In November, along with For Our Colleagues, in a letter titled “This Must Stop,” you both called for an end to the “killing of journalists…covering the Israeli bombardment in Gaza and Lebanon, and the escalating violence in the region.” In April, an equally passive statement was made. One doesn’t have to be a writer to identify these as passive and neutral. The word “this,” is especially vapid, its imprecision swallows everything that follows. It can only carry us to its interrogative partner, what. What must stop? Is it misery and destruction? Pain and death? Then in the words of Ghassan Kanafani “the misery and the destruction and the pain and the death of whom?”
You state that “Diversify,” is “an action – an intentional movement to break with the predominantly colonial and patriarchal eye…” But as neo-settler-colonial regimes enact atrocities unlike anything captured before, you’ve taken no tangible action. Not a single true word for Palestine, Haiti, Sudan, Congo & countless other nations (from which so much of your community hails) suffering under the scourge of colonial tyranny. What you call breaking from the “colonial and patriarchal…” has been known as many things: Marronage and the restless flight of the enslaved Africans of the diaspora, stealing themselves away from property, fighting into personhood; Intifada, and the Palestinian “shaking off” of the ongoing Israeli apartheid regime. You say “break with” but what have you broken?
It is not enough to rally the marginalized into a collective if said collective is beholden to the same machinery as that which it is pledged to “break with.” To do so is merely to perform or cosplay liberatory practice, saying all the right words but doing none of the required work. As with the circulation of imagery, the mere assemblage of marginalized image-makers “cannot alone constitute a form of justice,” to borrow from David Campany. What good is an organization that is willing to lobby for the employment of those disproportionately impacted by colonization, but not willing to lobby for their survival? Like Women Photograph, PEN America, Poetry Foundation, and several other organizations, you want to be trusted in your allegiance to a cause against tyranny. But you also want to be “good.” You want to be accepted into the machine, as it is.

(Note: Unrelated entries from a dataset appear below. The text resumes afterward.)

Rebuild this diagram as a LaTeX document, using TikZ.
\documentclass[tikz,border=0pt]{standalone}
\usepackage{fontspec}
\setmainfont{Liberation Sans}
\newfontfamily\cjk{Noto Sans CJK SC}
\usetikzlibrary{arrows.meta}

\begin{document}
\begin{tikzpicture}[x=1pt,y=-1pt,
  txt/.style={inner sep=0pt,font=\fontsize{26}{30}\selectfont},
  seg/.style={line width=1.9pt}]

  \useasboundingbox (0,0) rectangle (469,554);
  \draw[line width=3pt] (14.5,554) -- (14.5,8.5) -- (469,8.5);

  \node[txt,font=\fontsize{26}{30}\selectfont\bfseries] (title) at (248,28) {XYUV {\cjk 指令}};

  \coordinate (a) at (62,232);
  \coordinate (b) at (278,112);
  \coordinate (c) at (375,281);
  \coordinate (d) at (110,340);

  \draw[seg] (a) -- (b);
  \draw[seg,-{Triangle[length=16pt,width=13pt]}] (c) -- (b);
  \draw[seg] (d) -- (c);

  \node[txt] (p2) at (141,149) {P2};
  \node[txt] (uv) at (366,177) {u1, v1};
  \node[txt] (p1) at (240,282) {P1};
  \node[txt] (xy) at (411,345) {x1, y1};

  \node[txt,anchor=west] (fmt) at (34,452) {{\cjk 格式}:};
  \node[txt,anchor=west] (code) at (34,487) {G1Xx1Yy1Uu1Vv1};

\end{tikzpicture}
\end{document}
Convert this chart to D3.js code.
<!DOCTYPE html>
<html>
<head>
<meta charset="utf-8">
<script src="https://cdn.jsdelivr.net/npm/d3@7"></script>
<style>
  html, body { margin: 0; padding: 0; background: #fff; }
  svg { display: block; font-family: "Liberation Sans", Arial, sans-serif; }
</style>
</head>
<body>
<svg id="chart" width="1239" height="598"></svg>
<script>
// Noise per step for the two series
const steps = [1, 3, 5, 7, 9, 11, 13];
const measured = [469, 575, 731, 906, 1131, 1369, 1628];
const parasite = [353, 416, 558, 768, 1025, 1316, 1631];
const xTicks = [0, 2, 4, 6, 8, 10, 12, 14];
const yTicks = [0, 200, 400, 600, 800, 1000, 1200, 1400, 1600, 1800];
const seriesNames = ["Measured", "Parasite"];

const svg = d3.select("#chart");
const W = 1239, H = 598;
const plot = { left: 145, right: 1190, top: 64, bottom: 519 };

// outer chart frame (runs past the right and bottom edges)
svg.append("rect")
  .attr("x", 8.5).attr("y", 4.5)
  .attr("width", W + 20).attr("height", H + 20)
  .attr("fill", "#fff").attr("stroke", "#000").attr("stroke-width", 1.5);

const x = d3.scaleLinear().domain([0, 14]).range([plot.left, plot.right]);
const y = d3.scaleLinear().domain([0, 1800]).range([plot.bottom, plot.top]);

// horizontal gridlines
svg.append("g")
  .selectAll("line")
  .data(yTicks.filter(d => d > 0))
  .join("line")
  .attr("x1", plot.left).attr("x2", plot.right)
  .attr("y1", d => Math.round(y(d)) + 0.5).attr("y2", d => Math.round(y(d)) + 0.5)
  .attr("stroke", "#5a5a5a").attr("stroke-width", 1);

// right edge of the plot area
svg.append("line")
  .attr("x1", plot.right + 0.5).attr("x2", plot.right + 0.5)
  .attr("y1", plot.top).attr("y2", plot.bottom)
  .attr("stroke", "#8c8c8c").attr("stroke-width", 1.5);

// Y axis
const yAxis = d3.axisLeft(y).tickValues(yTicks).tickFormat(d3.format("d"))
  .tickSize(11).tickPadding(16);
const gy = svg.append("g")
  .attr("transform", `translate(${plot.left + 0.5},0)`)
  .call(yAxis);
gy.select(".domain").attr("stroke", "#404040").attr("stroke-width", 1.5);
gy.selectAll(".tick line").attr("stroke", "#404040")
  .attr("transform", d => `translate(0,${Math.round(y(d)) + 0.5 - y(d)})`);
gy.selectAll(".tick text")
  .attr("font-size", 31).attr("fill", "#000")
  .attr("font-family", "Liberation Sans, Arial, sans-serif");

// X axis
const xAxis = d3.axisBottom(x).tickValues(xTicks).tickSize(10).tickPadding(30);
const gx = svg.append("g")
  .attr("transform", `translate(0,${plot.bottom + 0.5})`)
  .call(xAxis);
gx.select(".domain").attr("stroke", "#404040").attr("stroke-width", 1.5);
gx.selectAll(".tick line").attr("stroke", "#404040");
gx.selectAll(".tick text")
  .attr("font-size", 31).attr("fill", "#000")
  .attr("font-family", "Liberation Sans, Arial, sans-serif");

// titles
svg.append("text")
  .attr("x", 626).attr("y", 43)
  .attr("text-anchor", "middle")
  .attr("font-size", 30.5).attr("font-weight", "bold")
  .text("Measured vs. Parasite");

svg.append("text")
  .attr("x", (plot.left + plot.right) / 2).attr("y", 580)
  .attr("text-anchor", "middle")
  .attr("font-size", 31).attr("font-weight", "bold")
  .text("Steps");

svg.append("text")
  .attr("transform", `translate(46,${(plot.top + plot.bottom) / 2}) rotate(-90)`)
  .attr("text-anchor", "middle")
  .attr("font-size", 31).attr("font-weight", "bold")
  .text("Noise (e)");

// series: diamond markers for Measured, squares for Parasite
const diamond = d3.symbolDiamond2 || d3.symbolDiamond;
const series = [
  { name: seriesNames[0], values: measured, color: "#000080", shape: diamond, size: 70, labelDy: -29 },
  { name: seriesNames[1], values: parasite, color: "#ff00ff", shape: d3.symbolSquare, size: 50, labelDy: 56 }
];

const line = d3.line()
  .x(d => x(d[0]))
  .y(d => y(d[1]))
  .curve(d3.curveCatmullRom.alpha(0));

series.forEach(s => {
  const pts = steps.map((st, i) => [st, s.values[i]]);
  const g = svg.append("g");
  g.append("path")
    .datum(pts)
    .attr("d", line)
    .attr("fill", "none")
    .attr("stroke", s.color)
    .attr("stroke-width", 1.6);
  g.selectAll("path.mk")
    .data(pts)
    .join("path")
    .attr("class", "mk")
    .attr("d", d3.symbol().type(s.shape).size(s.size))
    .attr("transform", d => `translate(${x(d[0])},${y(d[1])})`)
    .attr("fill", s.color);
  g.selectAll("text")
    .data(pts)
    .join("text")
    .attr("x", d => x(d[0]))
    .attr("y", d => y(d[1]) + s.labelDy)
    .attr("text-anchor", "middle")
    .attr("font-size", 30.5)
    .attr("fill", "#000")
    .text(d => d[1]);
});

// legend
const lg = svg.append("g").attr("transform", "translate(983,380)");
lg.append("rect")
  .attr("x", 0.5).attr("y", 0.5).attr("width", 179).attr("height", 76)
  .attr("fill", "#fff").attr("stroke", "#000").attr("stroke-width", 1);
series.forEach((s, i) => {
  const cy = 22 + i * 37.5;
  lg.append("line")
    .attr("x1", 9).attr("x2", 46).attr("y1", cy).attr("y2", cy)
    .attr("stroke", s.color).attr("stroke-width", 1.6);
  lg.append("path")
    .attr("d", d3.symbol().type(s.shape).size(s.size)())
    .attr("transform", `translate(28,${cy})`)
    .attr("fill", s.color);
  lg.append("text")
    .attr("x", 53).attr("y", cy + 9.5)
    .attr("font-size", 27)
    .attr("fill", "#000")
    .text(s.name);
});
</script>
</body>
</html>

Hence, “safe” speech and neutrality.
As with settler-colonialism, neutrality’s work is erasure and unmaking. Through neutrality’s vacuous excavation, discord is bulldozed, bombed, and raized into a “safe” middle ground. So in this sunken hour, calling for an end to ruthless decimation but refusing to name its perpetrator is an act as violent as the decimation itself. It is an unmaking. Suddenly, there are no genocides at all. Not even one. The city “...plunge[s] into darkness,” the land tears open to leave homes in rubble, the sky lights itself on fire, hostages are “detainees,” kidnappings are “arrests,” everyone is a victim, and the enemy is not named because they do not exist.

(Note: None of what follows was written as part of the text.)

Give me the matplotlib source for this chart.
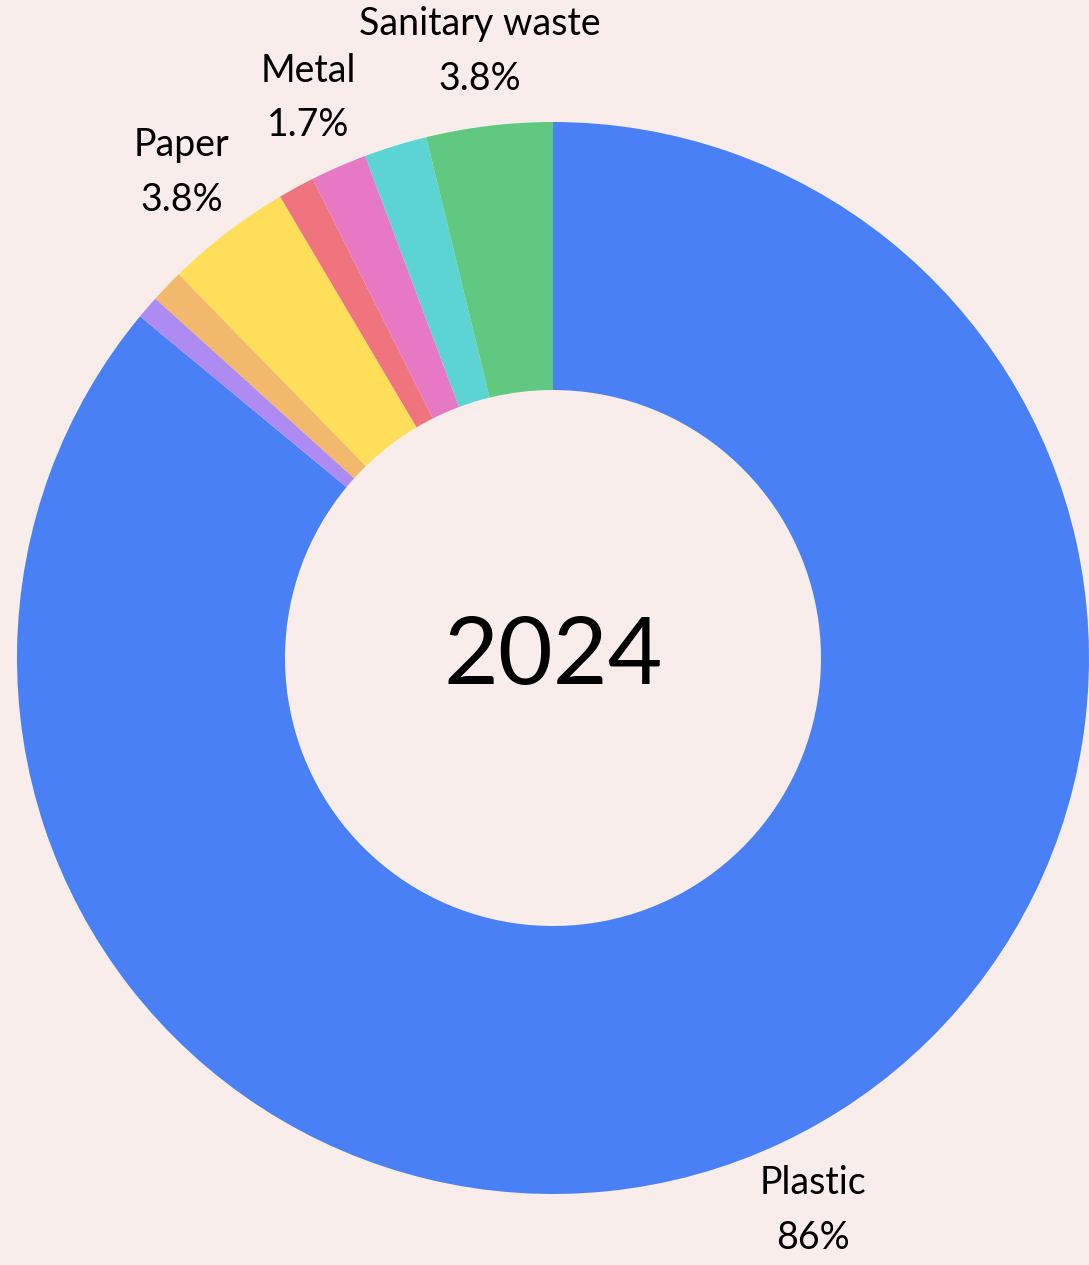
"""
Waste composition donut, 2024
"""
import numpy as np
import matplotlib.pyplot as plt

# ==========================================================
# Data
# ==========================================================
categories = ["Plastic", "Textile", "Glass", "Paper", "Organic", "Metal", "E-waste", "Sanitary waste"]
shares = [86.0, 0.7, 1.0, 3.8, 1.1, 1.7, 1.9, 3.8]
pct_labels = ["86%", "0.7%", "1%", "3.8%", "1.1%", "1.7%", "1.9%", "3.8%"]
shown = ["Plastic", "Paper", "Metal", "Sanitary waste"]
colors = ["#4A80F5", "#AE8BF3", "#F2B86C", "#FFDE5A", "#EF747D", "#E779C4", "#5DD4D4", "#60C880"]

bg = "#F8EDEB"
plt.rcParams["font.family"] = ["Lato", "DejaVu Sans"]

fig = plt.figure(figsize=(10.89, 12.65), dpi=100, facecolor=bg)
ax = fig.add_axes([0, 0, 1, 1])
ax.set_facecolor(bg)

wedges, _ = ax.pie(
    shares,
    colors=colors,
    startangle=90,
    counterclock=False,
    radius=1.0,
    wedgeprops=dict(width=0.5, linewidth=0),
)

# Labels outside the ring
for w, name, pct in zip(wedges, categories, pct_labels):
    if name not in shown:
        continue
    mid = np.deg2rad((w.theta1 + w.theta2) / 2)
    r = 1.14
    ax.text(
        r * np.cos(mid), r * np.sin(mid), f"{name}\n{pct}",
        ha="center", va="center", fontsize=27, linespacing=1.65, color="black",
    )

ax.text(0, 0, "2024", ha="center", va="center", fontsize=68, color="black")

# Place the ring where it sits in the canvas
R = 536.0
ax.set_xlim(-553 / R, (1089 - 553) / R)
ax.set_ylim(-(1265 - 658) / R, 658 / R)
ax.set_aspect("equal")
ax.axis("off")

fig.savefig("out.png", dpi=100, facecolor=bg)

Such language doesn’t speak. It merely alludes to an ambiguous danger and falls into the ambient static of a percussive repetition persisting with the precision of algorithm and the constancy of daylight: jet propulsion, missiles, scope calibration, gunfire, drone automation, white phosphorous, national anthems, and bomb after bomb after bomb after— all sung to drown desperate cries of Palestinians while they are murdered in their sleep. This is not accidental. This is the physical manifestation of “The Two-State Solution” and “National Interest.”
But if the state’s language can be physical, so too must ours.
We cannot be good pets and wait for tyranny to call us into being with a pat on the head. Some of us have already been called animals. Get out from behind the viewfinder, look at the regime in its mug, and shit on its carpet. Piss in its cupboards. You must desecrate the machinery whose formality is insistent on degradation. You must make tyranny untenable. Witness, as in passive vision, is not enough. Seeing, and knowing the truth in what you’ve seen, is just the beginning of a labor towards liberation. Bearing testimony of that truth, in actions, carries liberation forward.
As an individual, when I insist that I am a “writer and photographer of the Haitian diaspora,” it isn’t for classification. I am saying “Look at what I have inherited.” Saying I “believe in the dissolution of empire and the total liberation of all oppressed people,” is non-negotiable. It is a dictum against which I may be judged, should I ever falter against tyranny no matter its shape, slave, or master. Not simply a red line I will not cross, but an architecture I owe my life to.
Which brings me to ask what Diversify Photo might look like when it is “[breaking] with the predominantly colonial and patriarchal eye;” when it is actively teaching its constituents to identify those things in artistic practice? How might it empower these constituents? Is it willing to lose favor (especially materially) with those uncommitted to its mission? What is its architecture? Where is its red line? Is it in Congo, Haiti, Palestine, Sudan, Yemen, or Lebanon? At this very moment, the living still search beneath the rubble for the martyred. Babies are pulled from the charred wombs of their mothers. Parents hold their limp children up to our eyes. Against the terror of fire, a man lifts his headless child to the world and asks “Is this enough?” How will you answer? You can’t say you weren’t told. You can’t say you didn’t know. You know what medium you wield and its power.
If you, like many others, still choose the banal safety of neutrality even after this, I pray your enterprises fail. I pray that in that safety all language deserts you, words turn to dust in your mouth, and the prisms of your eyes shatter. May that safety grant you the plunder and decimation you were content to observe…and may shame ultimately spur you toward liberation.